▶

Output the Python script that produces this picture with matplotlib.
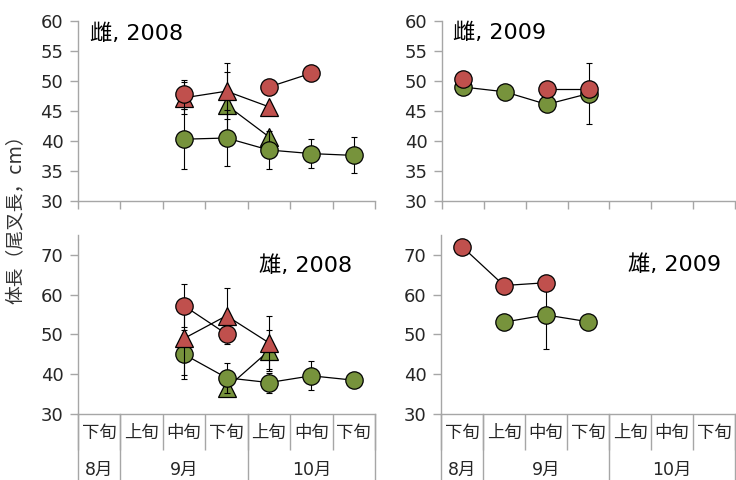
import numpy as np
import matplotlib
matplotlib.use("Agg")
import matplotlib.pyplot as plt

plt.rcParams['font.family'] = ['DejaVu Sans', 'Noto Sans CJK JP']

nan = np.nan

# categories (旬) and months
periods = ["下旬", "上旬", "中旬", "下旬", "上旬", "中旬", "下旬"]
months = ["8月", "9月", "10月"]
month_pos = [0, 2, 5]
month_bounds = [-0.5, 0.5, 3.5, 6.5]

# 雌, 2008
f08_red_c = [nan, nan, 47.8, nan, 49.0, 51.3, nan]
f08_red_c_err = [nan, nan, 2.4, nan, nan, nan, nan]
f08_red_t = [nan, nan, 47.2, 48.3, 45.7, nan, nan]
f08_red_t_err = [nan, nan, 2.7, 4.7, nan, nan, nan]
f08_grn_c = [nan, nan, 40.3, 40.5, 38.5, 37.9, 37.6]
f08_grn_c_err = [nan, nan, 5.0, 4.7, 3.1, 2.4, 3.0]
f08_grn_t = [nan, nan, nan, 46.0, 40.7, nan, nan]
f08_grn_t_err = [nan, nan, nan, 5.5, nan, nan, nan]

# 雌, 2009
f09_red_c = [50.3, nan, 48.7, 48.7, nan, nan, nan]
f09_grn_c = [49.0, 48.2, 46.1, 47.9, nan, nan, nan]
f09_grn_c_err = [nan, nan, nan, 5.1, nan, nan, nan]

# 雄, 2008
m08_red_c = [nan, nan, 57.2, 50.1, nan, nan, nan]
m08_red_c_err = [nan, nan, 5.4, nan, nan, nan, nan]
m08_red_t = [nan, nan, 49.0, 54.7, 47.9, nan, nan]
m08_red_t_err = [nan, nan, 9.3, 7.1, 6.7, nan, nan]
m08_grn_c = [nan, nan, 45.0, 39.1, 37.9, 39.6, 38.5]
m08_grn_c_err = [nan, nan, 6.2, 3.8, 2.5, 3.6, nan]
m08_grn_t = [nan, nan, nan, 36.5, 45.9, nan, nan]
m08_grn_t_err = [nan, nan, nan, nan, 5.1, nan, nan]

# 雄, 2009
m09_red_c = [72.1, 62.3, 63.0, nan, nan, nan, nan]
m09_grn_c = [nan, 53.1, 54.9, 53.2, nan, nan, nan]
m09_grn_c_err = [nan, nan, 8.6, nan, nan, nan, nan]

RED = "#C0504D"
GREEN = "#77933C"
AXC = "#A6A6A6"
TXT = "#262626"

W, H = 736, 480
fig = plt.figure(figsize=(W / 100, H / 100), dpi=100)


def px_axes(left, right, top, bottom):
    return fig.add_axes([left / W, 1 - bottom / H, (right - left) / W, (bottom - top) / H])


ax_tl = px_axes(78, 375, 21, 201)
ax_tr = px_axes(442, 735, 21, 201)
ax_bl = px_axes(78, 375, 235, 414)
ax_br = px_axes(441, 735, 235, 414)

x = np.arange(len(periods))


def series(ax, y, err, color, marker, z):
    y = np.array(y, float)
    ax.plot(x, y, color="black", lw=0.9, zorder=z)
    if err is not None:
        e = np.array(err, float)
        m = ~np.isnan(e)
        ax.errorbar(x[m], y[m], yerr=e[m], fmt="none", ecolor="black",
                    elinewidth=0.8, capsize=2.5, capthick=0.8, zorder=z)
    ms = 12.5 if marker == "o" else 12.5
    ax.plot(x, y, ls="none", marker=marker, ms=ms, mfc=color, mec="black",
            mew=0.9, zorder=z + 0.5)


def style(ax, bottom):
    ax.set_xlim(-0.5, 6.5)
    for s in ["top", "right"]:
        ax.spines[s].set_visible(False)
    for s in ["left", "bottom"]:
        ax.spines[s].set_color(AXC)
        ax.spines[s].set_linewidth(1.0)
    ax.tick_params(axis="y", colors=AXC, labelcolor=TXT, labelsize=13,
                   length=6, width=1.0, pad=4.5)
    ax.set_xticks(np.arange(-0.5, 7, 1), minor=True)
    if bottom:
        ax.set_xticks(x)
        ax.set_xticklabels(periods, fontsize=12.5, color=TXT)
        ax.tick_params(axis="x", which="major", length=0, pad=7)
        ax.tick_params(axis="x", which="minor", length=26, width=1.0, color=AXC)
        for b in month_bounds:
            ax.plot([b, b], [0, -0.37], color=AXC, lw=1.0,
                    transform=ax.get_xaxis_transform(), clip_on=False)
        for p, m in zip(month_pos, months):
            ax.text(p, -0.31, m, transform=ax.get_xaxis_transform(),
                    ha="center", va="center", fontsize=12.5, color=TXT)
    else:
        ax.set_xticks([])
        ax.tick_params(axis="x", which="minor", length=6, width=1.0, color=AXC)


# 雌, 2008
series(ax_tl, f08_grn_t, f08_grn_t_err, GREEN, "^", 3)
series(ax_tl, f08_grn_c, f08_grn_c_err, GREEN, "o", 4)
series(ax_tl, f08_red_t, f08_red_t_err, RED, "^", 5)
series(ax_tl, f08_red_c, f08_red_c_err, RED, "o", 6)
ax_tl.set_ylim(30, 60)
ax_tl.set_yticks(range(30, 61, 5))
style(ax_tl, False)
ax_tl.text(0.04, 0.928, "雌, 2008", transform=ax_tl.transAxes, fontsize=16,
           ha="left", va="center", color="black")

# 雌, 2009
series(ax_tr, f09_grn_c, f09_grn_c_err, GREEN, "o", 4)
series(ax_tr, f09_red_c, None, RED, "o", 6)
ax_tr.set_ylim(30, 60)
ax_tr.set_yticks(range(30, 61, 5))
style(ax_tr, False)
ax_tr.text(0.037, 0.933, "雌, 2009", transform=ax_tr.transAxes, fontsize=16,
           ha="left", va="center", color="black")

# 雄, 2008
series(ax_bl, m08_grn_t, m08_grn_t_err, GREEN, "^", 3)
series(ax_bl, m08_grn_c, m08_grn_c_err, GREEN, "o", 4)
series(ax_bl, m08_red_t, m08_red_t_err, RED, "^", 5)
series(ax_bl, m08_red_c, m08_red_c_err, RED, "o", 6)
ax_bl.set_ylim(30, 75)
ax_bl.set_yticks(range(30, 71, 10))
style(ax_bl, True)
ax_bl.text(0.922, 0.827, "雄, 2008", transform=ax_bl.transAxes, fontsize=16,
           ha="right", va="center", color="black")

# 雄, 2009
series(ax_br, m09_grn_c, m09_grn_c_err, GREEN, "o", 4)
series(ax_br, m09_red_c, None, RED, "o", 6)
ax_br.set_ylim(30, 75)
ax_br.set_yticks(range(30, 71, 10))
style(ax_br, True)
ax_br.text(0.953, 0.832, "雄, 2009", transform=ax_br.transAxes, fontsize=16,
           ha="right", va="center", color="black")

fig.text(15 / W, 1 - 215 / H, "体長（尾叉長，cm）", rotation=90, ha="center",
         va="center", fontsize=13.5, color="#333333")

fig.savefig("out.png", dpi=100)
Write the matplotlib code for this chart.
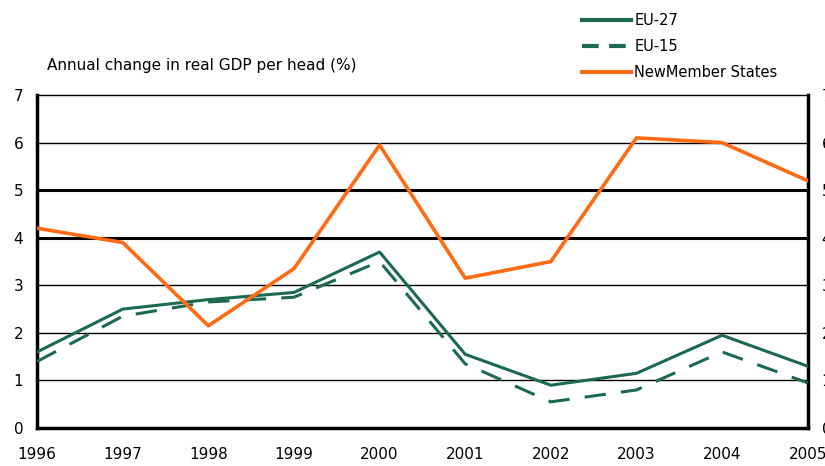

◀

- WHAT YOU NEED TO DO -
Extract every line of the data exactly; pictures stay out.

- CORRECT ANSWER -
Output the Python script that produces this picture with matplotlib.
import numpy as np
import matplotlib
matplotlib.use("Agg")
import matplotlib.pyplot as plt

plt.rcParams['font.family'] = ['DejaVu Sans', 'Noto Sans CJK JP']

nan = np.nan

# categories (旬) and months
periods = ["下旬", "上旬", "中旬", "下旬", "上旬", "中旬", "下旬"]
months = ["8月", "9月", "10月"]
month_pos = [0, 2, 5]
month_bounds = [-0.5, 0.5, 3.5, 6.5]

# 雌, 2008
f08_red_c = [nan, nan, 47.8, nan, 49.0, 51.3, nan]
f08_red_c_err = [nan, nan, 2.4, nan, nan, nan, nan]
f08_red_t = [nan, nan, 47.2, 48.3, 45.7, nan, nan]
f08_red_t_err = [nan, nan, 2.7, 4.7, nan, nan, nan]
f08_grn_c = [nan, nan, 40.3, 40.5, 38.5, 37.9, 37.6]
f08_grn_c_err = [nan, nan, 5.0, 4.7, 3.1, 2.4, 3.0]
f08_grn_t = [nan, nan, nan, 46.0, 40.7, nan, nan]
f08_grn_t_err = [nan, nan, nan, 5.5, nan, nan, nan]

# 雌, 2009
f09_red_c = [50.3, nan, 48.7, 48.7, nan, nan, nan]
f09_grn_c = [49.0, 48.2, 46.1, 47.9, nan, nan, nan]
f09_grn_c_err = [nan, nan, nan, 5.1, nan, nan, nan]

# 雄, 2008
m08_red_c = [nan, nan, 57.2, 50.1, nan, nan, nan]
m08_red_c_err = [nan, nan, 5.4, nan, nan, nan, nan]
m08_red_t = [nan, nan, 49.0, 54.7, 47.9, nan, nan]
m08_red_t_err = [nan, nan, 9.3, 7.1, 6.7, nan, nan]
m08_grn_c = [nan, nan, 45.0, 39.1, 37.9, 39.6, 38.5]
m08_grn_c_err = [nan, nan, 6.2, 3.8, 2.5, 3.6, nan]
m08_grn_t = [nan, nan, nan, 36.5, 45.9, nan, nan]
m08_grn_t_err = [nan, nan, nan, nan, 5.1, nan, nan]

# 雄, 2009
m09_red_c = [72.1, 62.3, 63.0, nan, nan, nan, nan]
m09_grn_c = [nan, 53.1, 54.9, 53.2, nan, nan, nan]
m09_grn_c_err = [nan, nan, 8.6, nan, nan, nan, nan]

RED = "#C0504D"
GREEN = "#77933C"
AXC = "#A6A6A6"
TXT = "#262626"

W, H = 736, 480
fig = plt.figure(figsize=(W / 100, H / 100), dpi=100)


def px_axes(left, right, top, bottom):
    return fig.add_axes([left / W, 1 - bottom / H, (right - left) / W, (bottom - top) / H])


ax_tl = px_axes(78, 375, 21, 201)
ax_tr = px_axes(442, 735, 21, 201)
ax_bl = px_axes(78, 375, 235, 414)
ax_br = px_axes(441, 735, 235, 414)

x = np.arange(len(periods))


def series(ax, y, err, color, marker, z):
    y = np.array(y, float)
    ax.plot(x, y, color="black", lw=0.9, zorder=z)
    if err is not None:
        e = np.array(err, float)
        m = ~np.isnan(e)
        ax.errorbar(x[m], y[m], yerr=e[m], fmt="none", ecolor="black",
                    elinewidth=0.8, capsize=2.5, capthick=0.8, zorder=z)
    ms = 12.5 if marker == "o" else 12.5
    ax.plot(x, y, ls="none", marker=marker, ms=ms, mfc=color, mec="black",
            mew=0.9, zorder=z + 0.5)


def style(ax, bottom):
    ax.set_xlim(-0.5, 6.5)
    for s in ["top", "right"]:
        ax.spines[s].set_visible(False)
    for s in ["left", "bottom"]:
        ax.spines[s].set_color(AXC)
        ax.spines[s].set_linewidth(1.0)
    ax.tick_params(axis="y", colors=AXC, labelcolor=TXT, labelsize=13,
                   length=6, width=1.0, pad=4.5)
    ax.set_xticks(np.arange(-0.5, 7, 1), minor=True)
    if bottom:
        ax.set_xticks(x)
        ax.set_xticklabels(periods, fontsize=12.5, color=TXT)
        ax.tick_params(axis="x", which="major", length=0, pad=7)
        ax.tick_params(axis="x", which="minor", length=26, width=1.0, color=AXC)
        for b in month_bounds:
            ax.plot([b, b], [0, -0.37], color=AXC, lw=1.0,
                    transform=ax.get_xaxis_transform(), clip_on=False)
        for p, m in zip(month_pos, months):
            ax.text(p, -0.31, m, transform=ax.get_xaxis_transform(),
                    ha="center", va="center", fontsize=12.5, color=TXT)
    else:
        ax.set_xticks([])
        ax.tick_params(axis="x", which="minor", length=6, width=1.0, color=AXC)


# 雌, 2008
series(ax_tl, f08_grn_t, f08_grn_t_err, GREEN, "^", 3)
series(ax_tl, f08_grn_c, f08_grn_c_err, GREEN, "o", 4)
series(ax_tl, f08_red_t, f08_red_t_err, RED, "^", 5)
series(ax_tl, f08_red_c, f08_red_c_err, RED, "o", 6)
ax_tl.set_ylim(30, 60)
ax_tl.set_yticks(range(30, 61, 5))
style(ax_tl, False)
ax_tl.text(0.04, 0.928, "雌, 2008", transform=ax_tl.transAxes, fontsize=16,
           ha="left", va="center", color="black")

# 雌, 2009
series(ax_tr, f09_grn_c, f09_grn_c_err, GREEN, "o", 4)
series(ax_tr, f09_red_c, None, RED, "o", 6)
ax_tr.set_ylim(30, 60)
ax_tr.set_yticks(range(30, 61, 5))
style(ax_tr, False)
ax_tr.text(0.037, 0.933, "雌, 2009", transform=ax_tr.transAxes, fontsize=16,
           ha="left", va="center", color="black")

# 雄, 2008
series(ax_bl, m08_grn_t, m08_grn_t_err, GREEN, "^", 3)
series(ax_bl, m08_grn_c, m08_grn_c_err, GREEN, "o", 4)
series(ax_bl, m08_red_t, m08_red_t_err, RED, "^", 5)
series(ax_bl, m08_red_c, m08_red_c_err, RED, "o", 6)
ax_bl.set_ylim(30, 75)
ax_bl.set_yticks(range(30, 71, 10))
style(ax_bl, True)
ax_bl.text(0.922, 0.827, "雄, 2008", transform=ax_bl.transAxes, fontsize=16,
           ha="right", va="center", color="black")

# 雄, 2009
series(ax_br, m09_grn_c, m09_grn_c_err, GREEN, "o", 4)
series(ax_br, m09_red_c, None, RED, "o", 6)
ax_br.set_ylim(30, 75)
ax_br.set_yticks(range(30, 71, 10))
style(ax_br, True)
ax_br.text(0.953, 0.832, "雄, 2009", transform=ax_br.transAxes, fontsize=16,
           ha="right", va="center", color="black")

fig.text(15 / W, 1 - 215 / H, "体長（尾叉長，cm）", rotation=90, ha="center",
         va="center", fontsize=13.5, color="#333333")

fig.savefig("out.png", dpi=100)
Write the matplotlib code for this chart.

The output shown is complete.